Lewis Gilbert was born in Hackney in 1920, and in his early years he worked as a child actor before joining the RAF in the Second World War. His start behind the camera came at Gaumont British, where he directed a series of short documentaries including Sailors Do Care (1944) and The Ten Year Plan (1945). His break into feature film came in the 1950s, where he made use of his military experience directing films such as Reach for the Sky (1956), Carve her Name with Pride (1958) and Sink the Bismarck! (1960).

The 1960s, however, saw Gilbert produce some his best-known work. The iconic Alfie (1966), which was nominated for five Academy Awards, starred Michael Caine and was swiftly followed by the first of three Bond films he directed: You Only Live Twice (1967). Gilbert then returned to the James Bond franchise in the 1970s, directing both The Spy Who Loved Me (1977) and Moonraker (1979). He was eventually succeeded as Bond director by John Glen, who writes in tribute below.

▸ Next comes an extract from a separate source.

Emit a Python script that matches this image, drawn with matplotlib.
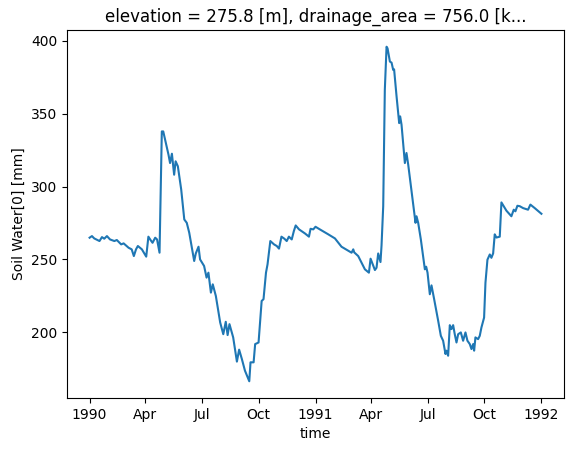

In 1983 Gilbert worked with Michael Caine once more — this time on Educating Rita, which also starred an Oscar-nominated Julie Walters. He continued to direct feature films over the next twenty years, and was appointed CBE in 1997. In 2001 he was awarded a prestigious BFI Fellowship, just a year before directing his final film — the Julie Walters-led Before You Go.

Lewis Gilbert passed away on February 23 2018. He is survived by his two sons, John and Stephen.

Directors UK member John Glen has been in touch to share his memories of working with Lewis:

John Glen

Lewis Gilbert was one of the most successful directors of his generation. I had the pleasure of editing several of his films including The Spy Who Loved Me which must count as one of the best Bond movies starring the sadly missed Roger Moore.  I remember the scenes in Egypt where Lewis had served in World War II. He showed me some of his old haunts in Cairo, and we ate street food while the crew were suffering 5 Star cuisine at the hotel. He loved working with children.  In a scene from Cry from the Streets, a simple story of kids at an orphanage, Max Bygraves improvised a song for the kids when rain stopped play. Lewis will be remembered with affection by his crew. He was always understated, never angry and loved film making — though a bit absent minded sometimes: I remember him stepping backwards off a rostrum and falling through the scaffolding with barely a scratch.  Alfie with Michael Caine was a game-changer of its time. When I succeeded him as director of the next Bond after Moonraker, Lewis was the first person to call me and offer his congratulations. Such was the man.

John Glen is a film director and editor. He has directed five James Bond films: For Your Eyes Only (1981), Octopussy (1983), A View to a Kill (1985), The Living Daylights (1987) and Licence to Kill (1989). John worked with Lewis Gilbert several films including The Spy Who Loved Me and Moonraker.